[begin DATA SUPPLIED]
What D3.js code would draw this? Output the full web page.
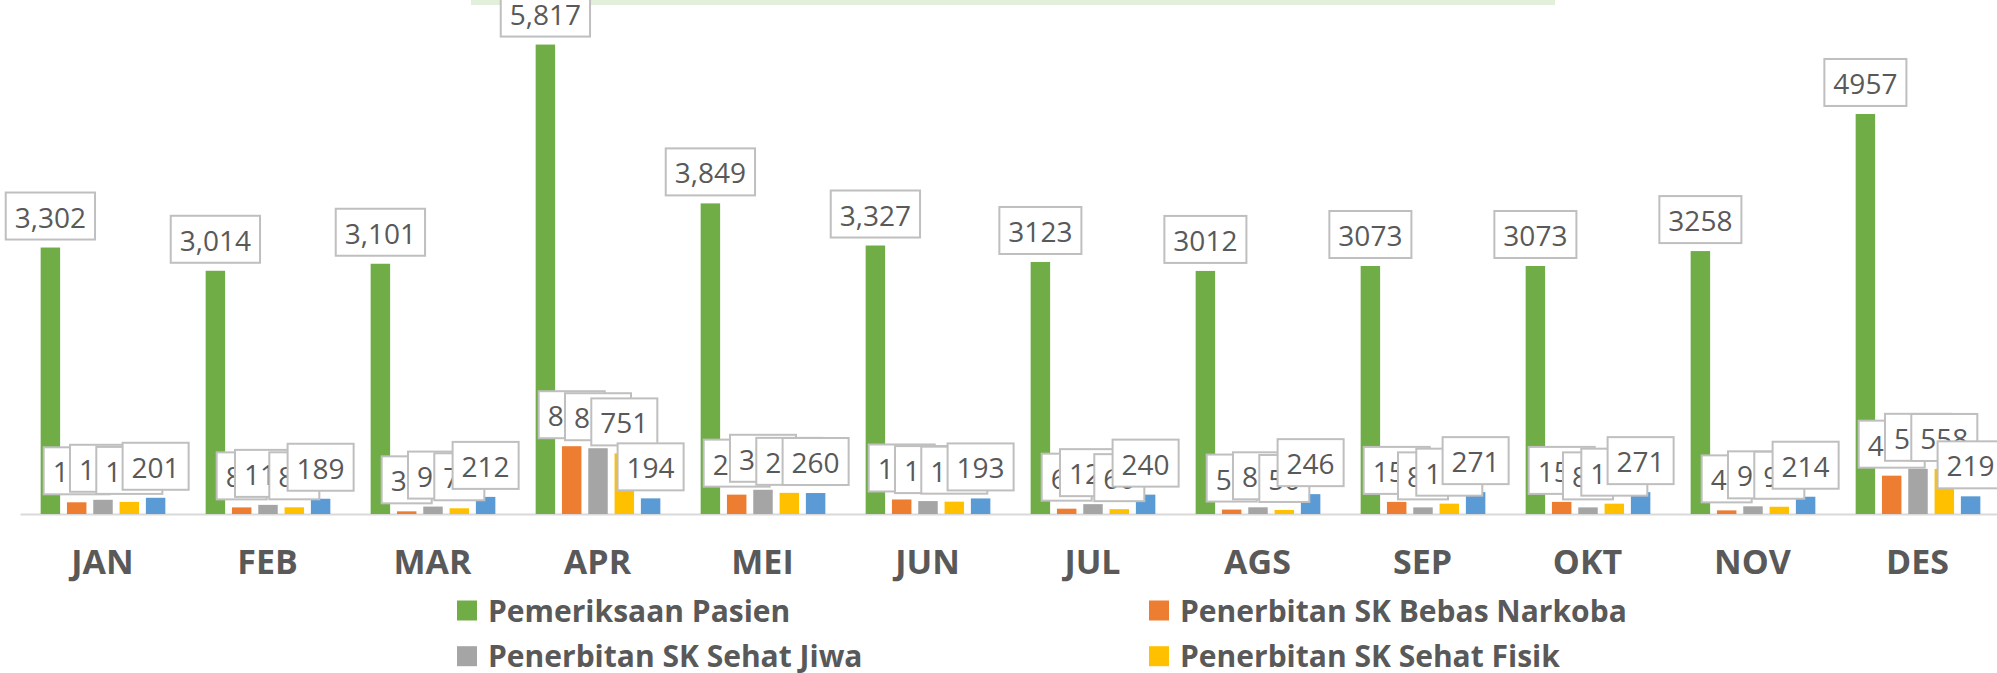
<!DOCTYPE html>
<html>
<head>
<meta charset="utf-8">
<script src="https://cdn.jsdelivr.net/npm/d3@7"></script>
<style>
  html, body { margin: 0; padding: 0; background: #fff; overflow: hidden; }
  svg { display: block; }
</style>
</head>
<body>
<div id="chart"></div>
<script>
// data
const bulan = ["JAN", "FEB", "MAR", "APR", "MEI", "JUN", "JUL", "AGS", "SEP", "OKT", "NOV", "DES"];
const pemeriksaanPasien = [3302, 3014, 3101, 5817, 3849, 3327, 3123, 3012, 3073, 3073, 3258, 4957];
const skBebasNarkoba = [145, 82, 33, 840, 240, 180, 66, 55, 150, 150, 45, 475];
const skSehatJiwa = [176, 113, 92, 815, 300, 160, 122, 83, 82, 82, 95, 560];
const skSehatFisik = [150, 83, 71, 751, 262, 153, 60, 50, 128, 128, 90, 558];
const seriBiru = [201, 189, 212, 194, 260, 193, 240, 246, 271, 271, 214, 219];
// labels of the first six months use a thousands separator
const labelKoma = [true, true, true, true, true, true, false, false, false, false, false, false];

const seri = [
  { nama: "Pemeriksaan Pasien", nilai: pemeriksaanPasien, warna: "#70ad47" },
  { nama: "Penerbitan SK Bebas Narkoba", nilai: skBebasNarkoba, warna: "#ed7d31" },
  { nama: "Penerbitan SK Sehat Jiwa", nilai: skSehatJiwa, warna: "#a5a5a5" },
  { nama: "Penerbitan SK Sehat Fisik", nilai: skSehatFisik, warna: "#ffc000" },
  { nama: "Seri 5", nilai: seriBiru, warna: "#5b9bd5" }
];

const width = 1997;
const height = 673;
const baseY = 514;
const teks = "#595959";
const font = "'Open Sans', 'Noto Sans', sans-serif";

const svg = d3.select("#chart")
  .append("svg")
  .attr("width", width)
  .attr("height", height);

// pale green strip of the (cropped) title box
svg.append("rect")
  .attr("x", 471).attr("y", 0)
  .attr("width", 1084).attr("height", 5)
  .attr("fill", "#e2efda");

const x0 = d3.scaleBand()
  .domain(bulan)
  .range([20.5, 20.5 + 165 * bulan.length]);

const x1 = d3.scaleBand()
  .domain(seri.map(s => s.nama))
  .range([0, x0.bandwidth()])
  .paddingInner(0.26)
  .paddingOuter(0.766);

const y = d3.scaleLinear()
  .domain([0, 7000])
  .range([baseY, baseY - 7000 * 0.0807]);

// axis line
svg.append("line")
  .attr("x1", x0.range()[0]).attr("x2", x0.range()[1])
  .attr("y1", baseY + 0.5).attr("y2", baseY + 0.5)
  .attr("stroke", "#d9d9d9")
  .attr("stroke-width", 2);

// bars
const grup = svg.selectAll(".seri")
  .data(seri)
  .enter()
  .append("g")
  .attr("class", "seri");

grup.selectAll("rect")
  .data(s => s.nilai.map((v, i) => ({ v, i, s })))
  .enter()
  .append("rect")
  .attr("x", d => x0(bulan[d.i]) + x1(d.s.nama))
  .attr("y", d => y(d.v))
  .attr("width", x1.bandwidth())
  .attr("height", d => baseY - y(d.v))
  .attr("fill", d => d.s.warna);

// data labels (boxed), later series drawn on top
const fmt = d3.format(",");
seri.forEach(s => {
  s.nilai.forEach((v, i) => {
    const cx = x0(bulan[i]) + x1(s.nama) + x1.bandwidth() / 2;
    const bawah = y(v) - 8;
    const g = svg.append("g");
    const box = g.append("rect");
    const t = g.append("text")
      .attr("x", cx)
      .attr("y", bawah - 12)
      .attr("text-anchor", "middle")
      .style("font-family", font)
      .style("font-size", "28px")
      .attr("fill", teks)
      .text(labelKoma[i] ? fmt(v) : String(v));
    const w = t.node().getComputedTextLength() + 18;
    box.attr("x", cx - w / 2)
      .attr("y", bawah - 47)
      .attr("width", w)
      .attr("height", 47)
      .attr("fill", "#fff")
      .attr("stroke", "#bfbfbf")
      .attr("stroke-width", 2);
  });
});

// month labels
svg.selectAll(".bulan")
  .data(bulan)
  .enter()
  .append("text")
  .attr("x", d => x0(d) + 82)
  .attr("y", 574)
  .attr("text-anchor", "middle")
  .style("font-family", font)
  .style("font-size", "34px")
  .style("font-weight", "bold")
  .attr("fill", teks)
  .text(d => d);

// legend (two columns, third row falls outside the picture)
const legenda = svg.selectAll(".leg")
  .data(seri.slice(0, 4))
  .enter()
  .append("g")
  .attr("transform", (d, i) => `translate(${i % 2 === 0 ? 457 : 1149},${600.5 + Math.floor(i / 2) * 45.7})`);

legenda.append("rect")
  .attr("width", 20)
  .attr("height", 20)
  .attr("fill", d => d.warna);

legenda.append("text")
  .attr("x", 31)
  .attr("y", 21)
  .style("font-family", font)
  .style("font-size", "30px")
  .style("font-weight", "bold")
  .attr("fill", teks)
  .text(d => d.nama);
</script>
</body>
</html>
[end DATA SUPPLIED]
[begin DATA SUPPLIED]
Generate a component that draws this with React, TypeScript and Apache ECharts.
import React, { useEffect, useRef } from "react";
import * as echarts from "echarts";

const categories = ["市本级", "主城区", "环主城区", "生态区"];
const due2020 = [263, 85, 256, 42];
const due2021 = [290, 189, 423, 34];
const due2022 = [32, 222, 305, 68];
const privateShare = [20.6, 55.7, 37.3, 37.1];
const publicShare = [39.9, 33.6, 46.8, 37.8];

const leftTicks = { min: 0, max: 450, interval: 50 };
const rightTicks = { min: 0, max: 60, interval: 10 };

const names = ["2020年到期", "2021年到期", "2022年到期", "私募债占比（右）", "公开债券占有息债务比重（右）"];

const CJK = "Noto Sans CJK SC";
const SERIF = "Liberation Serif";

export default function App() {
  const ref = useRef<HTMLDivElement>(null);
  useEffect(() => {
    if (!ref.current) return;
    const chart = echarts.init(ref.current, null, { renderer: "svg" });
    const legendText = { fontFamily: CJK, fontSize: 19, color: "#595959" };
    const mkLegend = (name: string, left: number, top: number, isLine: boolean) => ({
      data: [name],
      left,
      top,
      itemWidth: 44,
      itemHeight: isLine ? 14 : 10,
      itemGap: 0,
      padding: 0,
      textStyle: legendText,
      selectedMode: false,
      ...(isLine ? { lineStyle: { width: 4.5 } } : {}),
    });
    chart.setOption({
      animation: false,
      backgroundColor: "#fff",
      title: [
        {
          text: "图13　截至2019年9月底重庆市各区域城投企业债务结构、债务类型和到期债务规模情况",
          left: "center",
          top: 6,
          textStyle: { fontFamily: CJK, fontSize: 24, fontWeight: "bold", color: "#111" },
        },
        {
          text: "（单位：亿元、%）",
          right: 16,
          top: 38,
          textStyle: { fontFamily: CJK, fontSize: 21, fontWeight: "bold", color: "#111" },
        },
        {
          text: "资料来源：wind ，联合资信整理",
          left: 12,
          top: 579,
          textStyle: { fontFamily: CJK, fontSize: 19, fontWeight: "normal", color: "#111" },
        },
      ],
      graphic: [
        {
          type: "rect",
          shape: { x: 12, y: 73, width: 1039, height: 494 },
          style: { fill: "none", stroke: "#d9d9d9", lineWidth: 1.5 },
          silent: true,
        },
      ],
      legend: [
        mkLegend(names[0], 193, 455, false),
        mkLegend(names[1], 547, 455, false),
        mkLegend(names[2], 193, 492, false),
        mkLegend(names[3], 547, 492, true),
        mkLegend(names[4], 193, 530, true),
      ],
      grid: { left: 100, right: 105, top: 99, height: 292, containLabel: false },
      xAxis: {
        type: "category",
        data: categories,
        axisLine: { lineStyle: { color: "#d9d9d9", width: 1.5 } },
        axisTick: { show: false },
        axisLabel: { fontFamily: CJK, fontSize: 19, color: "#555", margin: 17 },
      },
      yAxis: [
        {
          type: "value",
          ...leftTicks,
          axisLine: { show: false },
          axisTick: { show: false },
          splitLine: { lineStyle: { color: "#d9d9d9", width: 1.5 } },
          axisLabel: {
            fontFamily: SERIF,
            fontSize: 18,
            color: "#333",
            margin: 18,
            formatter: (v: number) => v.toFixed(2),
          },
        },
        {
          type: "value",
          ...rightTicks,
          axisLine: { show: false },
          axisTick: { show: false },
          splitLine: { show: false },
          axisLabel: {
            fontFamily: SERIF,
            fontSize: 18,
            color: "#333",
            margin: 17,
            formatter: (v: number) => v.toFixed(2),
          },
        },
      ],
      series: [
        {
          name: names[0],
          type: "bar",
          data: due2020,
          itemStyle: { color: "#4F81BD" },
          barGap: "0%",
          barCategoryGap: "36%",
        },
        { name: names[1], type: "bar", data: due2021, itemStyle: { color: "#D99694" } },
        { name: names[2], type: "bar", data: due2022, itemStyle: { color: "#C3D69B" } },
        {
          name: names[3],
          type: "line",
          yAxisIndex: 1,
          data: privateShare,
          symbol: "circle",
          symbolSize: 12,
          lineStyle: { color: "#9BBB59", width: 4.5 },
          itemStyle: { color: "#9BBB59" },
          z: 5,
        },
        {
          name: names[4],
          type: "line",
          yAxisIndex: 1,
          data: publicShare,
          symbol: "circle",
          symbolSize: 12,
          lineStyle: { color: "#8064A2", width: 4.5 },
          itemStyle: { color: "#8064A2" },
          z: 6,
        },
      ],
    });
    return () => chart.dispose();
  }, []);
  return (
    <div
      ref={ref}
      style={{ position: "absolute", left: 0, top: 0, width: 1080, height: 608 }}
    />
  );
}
[end DATA SUPPLIED]
[begin DATA SUPPLIED]
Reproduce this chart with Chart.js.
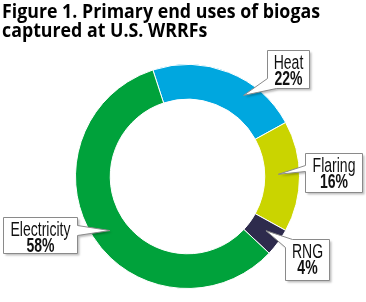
[end DATA SUPPLIED]
> _TASK REQUIREMENTS_
Restate word for word the lines that begin at the one with "What D3.js code" and end at the one with "false, false, false];", including both, and leave every picture aside.

> _RIGHT ANSWER_
What D3.js code would draw this? Output the full web page.
<!DOCTYPE html>
<html>
<head>
<meta charset="utf-8">
<script src="https://cdn.jsdelivr.net/npm/d3@7"></script>
<style>
  html, body { margin: 0; padding: 0; background: #fff; overflow: hidden; }
  svg { display: block; }
</style>
</head>
<body>
<div id="chart"></div>
<script>
// data
const bulan = ["JAN", "FEB", "MAR", "APR", "MEI", "JUN", "JUL", "AGS", "SEP", "OKT", "NOV", "DES"];
const pemeriksaanPasien = [3302, 3014, 3101, 5817, 3849, 3327, 3123, 3012, 3073, 3073, 3258, 4957];
const skBebasNarkoba = [145, 82, 33, 840, 240, 180, 66, 55, 150, 150, 45, 475];
const skSehatJiwa = [176, 113, 92, 815, 300, 160, 122, 83, 82, 82, 95, 560];
const skSehatFisik = [150, 83, 71, 751, 262, 153, 60, 50, 128, 128, 90, 558];
const seriBiru = [201, 189, 212, 194, 260, 193, 240, 246, 271, 271, 214, 219];
// labels of the first six months use a thousands separator
const labelKoma = [true, true, true, true, true, true, false, false, false, false, false, false];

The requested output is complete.